Billions later the same question: Will banks lend again?

Kevin G. Hall | McClatchy Newspapers • Published January 07, 2009

WASHINGTON — By cutting its benchmark lending rate to historic lows Tuesday and promising to combat the U.S. recession head on and aggressively, the Federal Reserve served notice that more unconventional actions probably are ahead as it fights to reverse the nation's economic woes.

The Fed pushed its federal funds rate from an already low 1 percent to a target range of 0 to 0.25 percent. This marks the lowest point ever for this target rate that banks charge each other for overnight loans. The funds rate serves as a benchmark for a wide range of loans in the U.S. economy.

The Fed's rate cut was larger than expected, and highly unusual, for the Fed usually targets a specific rate instead of a range. The move highlighted the Fed's determination to act aggressively along with the reality that the U.S. recession is deepening rapidly.

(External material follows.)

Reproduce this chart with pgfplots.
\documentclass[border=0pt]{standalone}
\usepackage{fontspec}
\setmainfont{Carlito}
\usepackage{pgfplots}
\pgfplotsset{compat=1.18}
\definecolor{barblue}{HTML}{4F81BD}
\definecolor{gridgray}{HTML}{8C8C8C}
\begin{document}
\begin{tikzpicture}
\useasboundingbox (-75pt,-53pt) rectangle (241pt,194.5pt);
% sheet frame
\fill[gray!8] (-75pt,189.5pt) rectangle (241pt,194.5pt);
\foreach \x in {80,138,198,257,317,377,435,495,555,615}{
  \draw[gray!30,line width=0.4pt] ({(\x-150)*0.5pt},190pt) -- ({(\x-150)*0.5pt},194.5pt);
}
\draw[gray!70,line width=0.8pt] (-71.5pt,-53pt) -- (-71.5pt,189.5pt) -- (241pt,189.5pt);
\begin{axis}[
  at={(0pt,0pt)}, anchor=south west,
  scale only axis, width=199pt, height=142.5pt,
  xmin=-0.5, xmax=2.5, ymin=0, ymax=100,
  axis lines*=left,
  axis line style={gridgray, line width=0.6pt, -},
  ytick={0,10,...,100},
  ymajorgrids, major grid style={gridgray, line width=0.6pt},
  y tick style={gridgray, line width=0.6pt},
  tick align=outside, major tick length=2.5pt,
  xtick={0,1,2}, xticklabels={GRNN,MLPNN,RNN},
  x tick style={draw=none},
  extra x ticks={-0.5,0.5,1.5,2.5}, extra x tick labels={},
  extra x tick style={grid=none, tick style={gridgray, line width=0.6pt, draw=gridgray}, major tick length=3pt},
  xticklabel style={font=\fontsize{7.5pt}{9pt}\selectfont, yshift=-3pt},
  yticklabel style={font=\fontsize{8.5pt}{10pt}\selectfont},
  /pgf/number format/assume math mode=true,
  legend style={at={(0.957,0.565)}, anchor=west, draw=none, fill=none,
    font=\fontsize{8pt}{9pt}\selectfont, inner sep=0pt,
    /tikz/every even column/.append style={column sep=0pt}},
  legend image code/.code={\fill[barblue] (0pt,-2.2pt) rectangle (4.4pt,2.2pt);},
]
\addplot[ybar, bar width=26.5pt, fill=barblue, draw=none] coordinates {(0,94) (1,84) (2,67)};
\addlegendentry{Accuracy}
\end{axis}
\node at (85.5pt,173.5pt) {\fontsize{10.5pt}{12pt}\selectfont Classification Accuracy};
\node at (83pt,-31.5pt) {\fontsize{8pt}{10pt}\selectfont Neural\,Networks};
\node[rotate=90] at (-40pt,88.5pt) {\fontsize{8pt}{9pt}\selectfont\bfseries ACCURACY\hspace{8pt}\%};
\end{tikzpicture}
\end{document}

Evidence of that came from the Commerce Department, which reported that housing starts fell 19 percent in November and 47 percent on a year-over-year basis. New residential construction has fallen to levels not seen in almost half a century.

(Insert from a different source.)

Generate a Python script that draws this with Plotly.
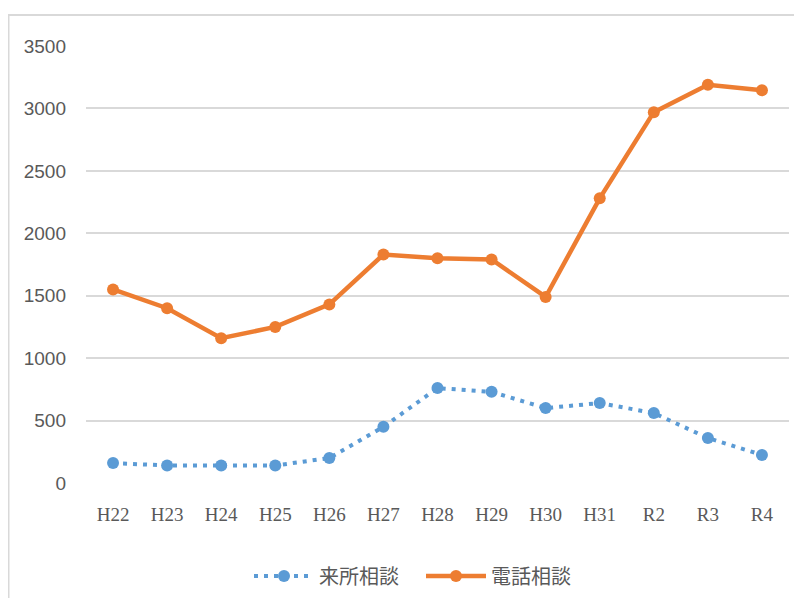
import plotly.graph_objects as go

categories = ["H22", "H23", "H24", "H25", "H26", "H27", "H28", "H29", "H30", "H31", "R2", "R3", "R4"]
raisho = [160, 140, 140, 140, 200, 450, 760, 730, 600, 640, 560, 360, 225]
denwa = [1550, 1400, 1160, 1250, 1430, 1830, 1800, 1790, 1490, 2280, 2970, 3190, 3145]
y_ticks = [0, 500, 1000, 1500, 2000, 2500, 3000, 3500]

fig = go.Figure()
fig.add_trace(go.Scatter(
    x=categories, y=raisho, name="来所相談", mode="lines+markers",
    line=dict(color="#5B9BD5", width=4, dash="4px,6px"),
    marker=dict(color="#5B9BD5", size=12, symbol="circle"),
))
fig.add_trace(go.Scatter(
    x=categories, y=denwa, name="電話相談", mode="lines+markers",
    line=dict(color="#ED7D31", width=4.5),
    marker=dict(color="#ED7D31", size=12, symbol="circle"),
))

W, H = 794, 590
L, R, T, B = 78, 13, 38, 115
pw, ph = W - L - R, H - T - B
bottom_px = H - B

fig.add_shape(type="rect", xref="paper", yref="paper",
              x0=(0.5 - L) / pw, x1=(W + 10 - L) / pw,
              y0=(bottom_px - (H + 10)) / ph, y1=(bottom_px - 7) / ph,
              line=dict(color="#D9D9D9", width=2), fillcolor="rgba(0,0,0,0)", layer="below")

fig.update_layout(
    width=W, height=H,
    margin=dict(l=L, r=R, t=T, b=B, autoexpand=False),
    paper_bgcolor="white", plot_bgcolor="white",
    showlegend=True,
    legend=dict(orientation="h", x=(413 - L) / pw, xanchor="center",
                y=(bottom_px - 568) / ph, yanchor="middle",
                font=dict(family="Noto Sans CJK JP", size=20, color="#595959"),
                itemwidth=60, entrywidth=97, entrywidthmode="pixels"),
    xaxis=dict(type="category", range=[-0.5, 12.5], showgrid=False, showline=False,
               zeroline=False, ticks="", automargin=False, ticklabelstandoff=18,
               tickfont=dict(family="Liberation Serif", size=19, color="#595959")),
    yaxis=dict(range=[0, 3500], tickvals=y_ticks, showgrid=True, gridcolor="#D9D9D9",
               gridwidth=1.5, zeroline=False, showline=False, ticks="", automargin=False,
               ticklabelstandoff=19,
               tickfont=dict(family="Liberation Sans Narrow, Liberation Sans", size=19, color="#595959")),
)

fig.write_html("out.html")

On top of grim retail sales, mounting job losses and sagging exports, the U.S. economy is struggling on many fronts.

In theory, the Fed's action should reduce the cost of borrowing for consumers and businesses, since the prime rate — what banks charge their best customers — moves in tandem with the federal funds rate.

The prime rate typically influences rates for car loans, student loans, credit cards and other debt. With Tuesday's cut, the prime rate is expected to fall to 3.0 to 3.25 percent from 4 percent.

However, despite the attractive rates, banks aren't lending to most consumers and businesses. Weak financial institutions continue to hoard cash and build their balance sheets, with little appetite for risk in new loans. That's worsening the economic downturn, especially since it hurts consumers, who drive almost two-thirds of U.S. economic activity.